Should we restore Tyburn Hill to its former glory?

Footballers Ryan Giggs, Craig Bellamy and Kim Little demonstratively refused to sing the national anthem in Great Britain’s first match at the Olympics. In a parallel development, Tour de France winner Bradley Wiggins publicly responded with a four-letter obscenity to Her Majesty’s letter of congratulations.

The athletes are clearly soft in the head. But the rest of us are soft, full stop.

Just imagine how any Tudor or Stuart monarch would have responded to similarly pig-headed infantilism. The churlish athletes would have been dancing the Tyburn jig to the accompaniment of the cheering multitudes – had they been lucky. For fear of spoiling your appetite, I’d rather not describe what would have happened to them had their luck run out.

Something like that would these days perhaps be seen as a bit of an overreaction: we live in liberal times after all. But liberalism shouldn’t be a suicide pact, and a nation that fails to defend her honour will soon have no honour left.

The silly brats deserve Tyburn Hill, not a rational argument. But, with the former unfortunately no longer an option, it’s the latter they are going to get.

Giggs and Bellamy are Welsh, and both have played for Wales internationally. Personally, I think that our country being represented by four different teams is ludicrous, but this is the way the cookie crumbles – although one finds it hard to imagine the USA fielding 50 separate teams. Now, when Giggs and Bellamy play under the Welsh flag, they sing the Welsh anthem, God Save the Leak or Attention, Iceland Shoppers or whatever else it may be.

In these Games, however, they play under the flag of Great Britain, which ought to limit their options to two. One, they show respect for this flag and sing God Save the Queen, the musical answer to it. Two, they stand on principle – risible though it may be – and refuse to play for Great Britain.

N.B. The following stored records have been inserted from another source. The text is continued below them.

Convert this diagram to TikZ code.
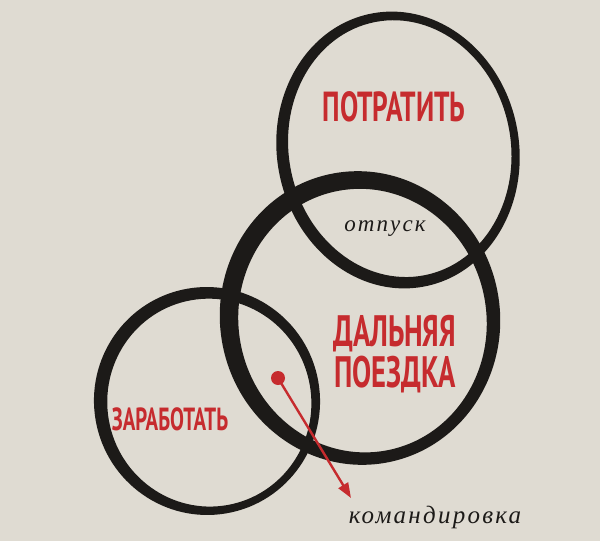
\documentclass[tikz,border=0pt]{standalone}
\usepackage{fontspec}
\usetikzlibrary{arrows.meta, positioning}
\newfontfamily\headfont[FakeStretch=0.65]{PT Sans}
\newfontfamily\notefont[LetterSpace=9]{Liberation Serif}
\definecolor{paper}{HTML}{DFDBD2}
\definecolor{ink}{HTML}{1C1A18}
\definecolor{signal}{HTML}{C62B2E}
\tikzset{
        x=1pt, y=1pt, % one unit is one pixel of the reference
        brush/.style={fill=ink, even odd rule}, % ring between two ellipses
        head/.style={text=signal, font=\headfont\bfseries\fontsize{42}{41}\selectfont, align=center, inner sep=0pt},
        note/.style={text=ink, font=\notefont\itshape\fontsize{23}{23}\selectfont, inner sep=0pt},
        pointer/.style={draw=signal, line width=2.4pt, -{Triangle[length=15pt,width=11pt]}},
    }
\begin{document}
\begin{tikzpicture}
    \fill[paper] (0,0) rectangle (600,-541);
    \useasboundingbox (0,0) rectangle (600,-541);
    % rings
    \fill[brush, rotate around={11:(398,-150)}] (398,-150) ellipse (121 and 139) (400,-149) ellipse (111 and 129);
    \fill[brush, rotate around={10:(360,-318)}] (360,-318) ellipse (140 and 147) (362,-321) ellipse (124 and 132);
    \fill[brush, rotate around={10:(207,-401)}] (207,-401) ellipse (113 and 114) (209,-403) ellipse (102 and 104);
    % labels
    \node[head] (spend) at (394,-107) {ПОТРАТИТЬ};
    \node[head, font=\headfont\bfseries\fontsize{44}{41}\selectfont] (trip) at (395,-354) {ДАЛЬНЯЯ\\ПОЕЗДКА};
    \node[head, font=\headfont\bfseries\fontsize{32}{32}\selectfont] (earn) at (170,-419) {ЗАРАБОТАТЬ};
    \node[note] (leave) at (385,-229) {отпуск};
    \node[note, font=\notefont\itshape\fontsize{25}{25}\selectfont] (business) at (435,-517) {командировка};
    % pointer
    \node[circle, fill=signal, inner sep=0pt, minimum size=14pt] (dot) at (278,-378) {};
    \coordinate (tip) at (351,-498);
    \draw[pointer] (dot.center) -- (tip);
\end{tikzpicture}
\end{document}
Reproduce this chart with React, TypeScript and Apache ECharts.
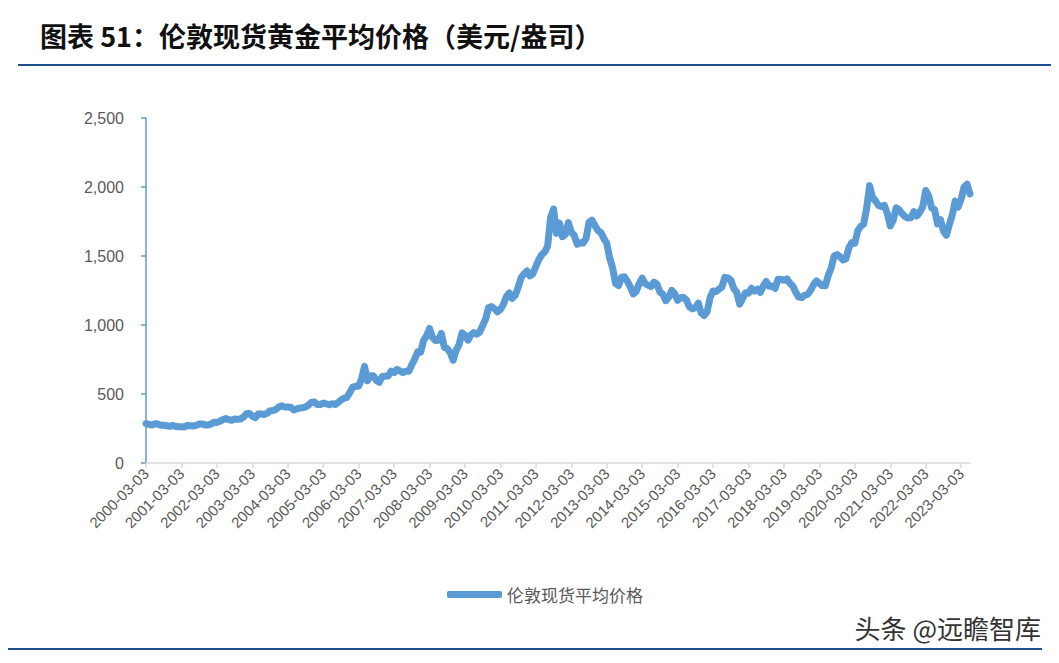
import React, { useEffect, useRef } from "react";
import * as echarts from "echarts";

const title = "图表 51：伦敦现货黄金平均价格（美元/盎司）";
const seriesName = "伦敦现货平均价格";
const watermark = "头条 @远瞻智库";
const startYear = 2000;
const startMonth = 3;

// Monthly prices (USD/oz), 2000-03 .. 2023-06
const prices2000 = [286, 280, 275, 285, 282, 274, 273, 270, 266, 272];
const prices2001 = [266, 262, 263, 261, 272, 270, 268, 273, 283, 283, 276, 276];
const prices2002 = [282, 296, 294, 302, 314, 322, 314, 310, 319, 317, 319, 333];
const prices2003 = [357, 359, 340, 328, 355, 356, 351, 360, 379, 379, 389, 407];
const prices2004 = [414, 405, 406, 404, 384, 392, 398, 401, 406, 420, 439, 442];
const prices2005 = [424, 423, 434, 429, 422, 430, 424, 438, 456, 469, 476, 510];
const prices2006 = [549, 555, 557, 610, 700, 596, 633, 632, 598, 585, 627, 629];
const prices2007 = [631, 665, 655, 679, 667, 655, 665, 665, 712, 754, 806, 803];
const prices2008 = [889, 922, 975, 909, 888, 889, 939, 839, 829, 800, 745, 816];
const prices2009 = [858, 943, 924, 890, 928, 946, 934, 949, 996, 1043, 1127, 1134];
const prices2010 = [1118, 1095, 1113, 1148, 1205, 1232, 1193, 1215, 1271, 1343, 1370, 1391];
const prices2011 = [1356, 1372, 1424, 1474, 1510, 1529, 1573, 1780, 1840, 1665, 1739, 1640];
const prices2012 = [1656, 1742, 1673, 1650, 1585, 1596, 1594, 1626, 1744, 1760, 1721, 1684];
const prices2013 = [1671, 1627, 1593, 1485, 1414, 1300, 1286, 1347, 1349, 1316, 1275, 1225];
const prices2014 = [1244, 1300, 1340, 1299, 1288, 1279, 1311, 1296, 1239, 1222, 1176, 1202];
const prices2015 = [1251, 1227, 1179, 1198, 1199, 1181, 1131, 1117, 1125, 1159, 1086, 1068];
const prices2016 = [1097, 1200, 1246, 1242, 1260, 1276, 1345, 1341, 1326, 1266, 1238, 1151];
const prices2017 = [1192, 1234, 1231, 1266, 1246, 1260, 1236, 1283, 1315, 1280, 1283, 1265];
const prices2018 = [1331, 1331, 1324, 1335, 1303, 1282, 1238, 1202, 1198, 1215, 1221, 1250];
const prices2019 = [1291, 1320, 1301, 1286, 1284, 1359, 1413, 1500, 1510, 1495, 1471, 1480];
const prices2020 = [1560, 1597, 1592, 1683, 1715, 1732, 1846, 2010, 1922, 1900, 1866, 1858];
const prices2021 = [1867, 1808, 1718, 1760, 1850, 1834, 1807, 1785, 1775, 1777, 1821, 1790];
const prices2022 = [1817, 1856, 1975, 1937, 1849, 1837, 1733, 1764, 1681, 1650, 1726, 1797];
const prices2023 = [1898, 1855, 1912, 2000, 2020, 1950];

const yTicks = [0, 500, 1000, 1500, 2000, 2500];

const allPrices = [
  ...prices2000, ...prices2001, ...prices2002, ...prices2003, ...prices2004,
  ...prices2005, ...prices2006, ...prices2007, ...prices2008, ...prices2009,
  ...prices2010, ...prices2011, ...prices2012, ...prices2013, ...prices2014,
  ...prices2015, ...prices2016, ...prices2017, ...prices2018, ...prices2019,
  ...prices2020, ...prices2021, ...prices2022, ...prices2023,
];

const categories = allPrices.map((_, i) => {
  const m0 = startMonth - 1 + i;
  const y = startYear + Math.floor(m0 / 12);
  const m = (m0 % 12) + 1;
  return `${y}-${String(m).padStart(2, "0")}-03`;
});

export default function App() {
  const ref = useRef<HTMLDivElement>(null);
  useEffect(() => {
    if (!ref.current) return;
    const chart = echarts.init(ref.current, undefined, { renderer: "svg" });
    const cjk = '"Noto Sans CJK SC", "Noto Sans", sans-serif';
    const latin = '"Liberation Sans", Arial, sans-serif';
    chart.setOption({
      animation: false,
      backgroundColor: "#ffffff",
      graphic: [
        {
          type: "text",
          left: 40,
          top: 22,
          style: {
            text: title,
            font: `bold 27px ${cjk}`,
            fill: "#111111",
          },
        },
        {
          type: "line",
          shape: { x1: 18, y1: 65, x2: 1059, y2: 65 },
          style: { stroke: "#1F4E8C", lineWidth: 2 },
        },
        {
          type: "text",
          right: 18,
          top: 614,
          style: {
            text: watermark,
            font: `26px ${cjk}`,
            fill: "#333333",
          },
        },
        {
          type: "line",
          shape: { x1: 0, y1: 649, x2: 1042, y2: 649 },
          style: { stroke: "#1F4E8C", lineWidth: 2 },
        },
      ],
      grid: { left: 146, right: 89, top: 118, bottom: 200, containLabel: false },
      legend: {
        data: [seriesName],
        left: 442,
        top: 581,
        icon: "roundRect",
        itemWidth: 55,
        itemHeight: 7,
        itemGap: 4,
        textStyle: { fontSize: 17, color: "#595959", fontFamily: cjk },
      },
      xAxis: {
        type: "category",
        data: categories,
        boundaryGap: false,
        axisLine: { lineStyle: { color: "#d9d9d9", width: 1.5 } },
        axisTick: {
          alignWithLabel: true,
          interval: (i: number) => i % 12 === 0,
          length: 5,
          lineStyle: { color: "#d9d9d9", width: 1.5 },
        },
        axisLabel: {
          interval: (i: number) => i % 12 === 0,
          rotate: 45,
          fontSize: 15,
          color: "#595959",
          fontFamily: latin,
          margin: 8,
        },
        splitLine: { show: false },
      },
      yAxis: {
        type: "value",
        min: yTicks[0],
        max: yTicks[yTicks.length - 1],
        interval: 500,
        axisLine: { show: true, lineStyle: { color: "#5B9BD5", width: 1.5 } },
        axisTick: { show: true, length: 5, lineStyle: { color: "#5B9BD5", width: 1.5 } },
        axisLabel: {
          fontSize: 16,
          color: "#595959",
          margin: 22,
          fontFamily: latin,
          formatter: (v: number) => v.toLocaleString("en-US"),
        },
        splitLine: { show: false },
      },
      series: [
        {
          name: seriesName,
          type: "line",
          data: allPrices,
          symbol: "none",
          lineStyle: { color: "#5B9BD5", width: 7, join: "round", cap: "round" },
          itemStyle: { color: "#5B9BD5" },
        },
      ],
    });
    return () => chart.dispose();
  }, []);
  return <div ref={ref} style={{ width: 1059, height: 663, margin: -8 }} />;
}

They chose the third, profoundly dishonest, option of playing and spurning.

At least the two superannuated footballers, one of whom actually captains the team, refrained from proffering explanations for their idiocy. Kim Little, who plays for the GB women’s team, went them one better. She refused to sing the national anthem, she explained, because she’s Scottish. Her cherished ethnicity didn’t prevent her from accepting funding from the British Olympic Association – it’s only when it came to showing respect for the country she represents that she demurred. Her grandfather Calvin also got his five minutes of fame by dotting the T’s and crossing the I’s. ‘It’s the national anthem of England, and she is Scottish,’ he declared.

Now it’s true that the regular heading of a football is a frequent cause of brain damage, so Kim’s action could perhaps be seen in that light. But her grandfather, as far as I know, isn’t a professional footballer, so what’s his excuse? Surely he must have heard somewhere that Scotland and England have been the same country since 1707? And that God Save the Queen is the national anthem of Great Britain, not of England? Actually, unlike Scotland and Wales, England has no national anthem of her own.

Granted, as an SNP voter, the Little patriarch has strong feelings on the subject. But, as they are totally irrelevant in this instance, he should keep them to himself. Have a wee dram, Calvin, and wait for your chance to vote for independence. Until then, just shut up, at least publicly.

That brings us to Bradley Wiggins, Britain’s first ever winner of the Tour de France. Her Majesty graciously sent him a congratulatory note, and his response? ‘F… the Queen.’ It mattered more to him, he said, to have been congratulated by Robbie Fowler, the former Liverpool footballer known as God to the less intelligent Scousers, and also by some pop ‘musician’ whose name escapes me. Amazingly, in commenting upon this moronic outburst, some newspapers spoke of Wiggins’s ‘irreverent sense of humour’. Perhaps after he retires from pushing the pedals he could become today’s answer to Evelyn Waugh, whose humour has been similarly described.

It’s all society’s fault, to use the fashionable excuse. First we ascribe undue significance to sporting success, which is in fact totally trivial on the scale of human achievement. Then we encourage the primaeval tribalism involved in setting successful athletes at the top of the neo-pagan totem pole. And third, we are too weak-kneed to punish them when they indulge in the kind of swinishness that, when Britain still stood for something, would have been treated as treasonous.

Alas, Tyburn Hill has been taken over by all those upmarket flats. But the very least we can do is throw the miscreants off the team, banning them forever from representing the country they so clearly despise.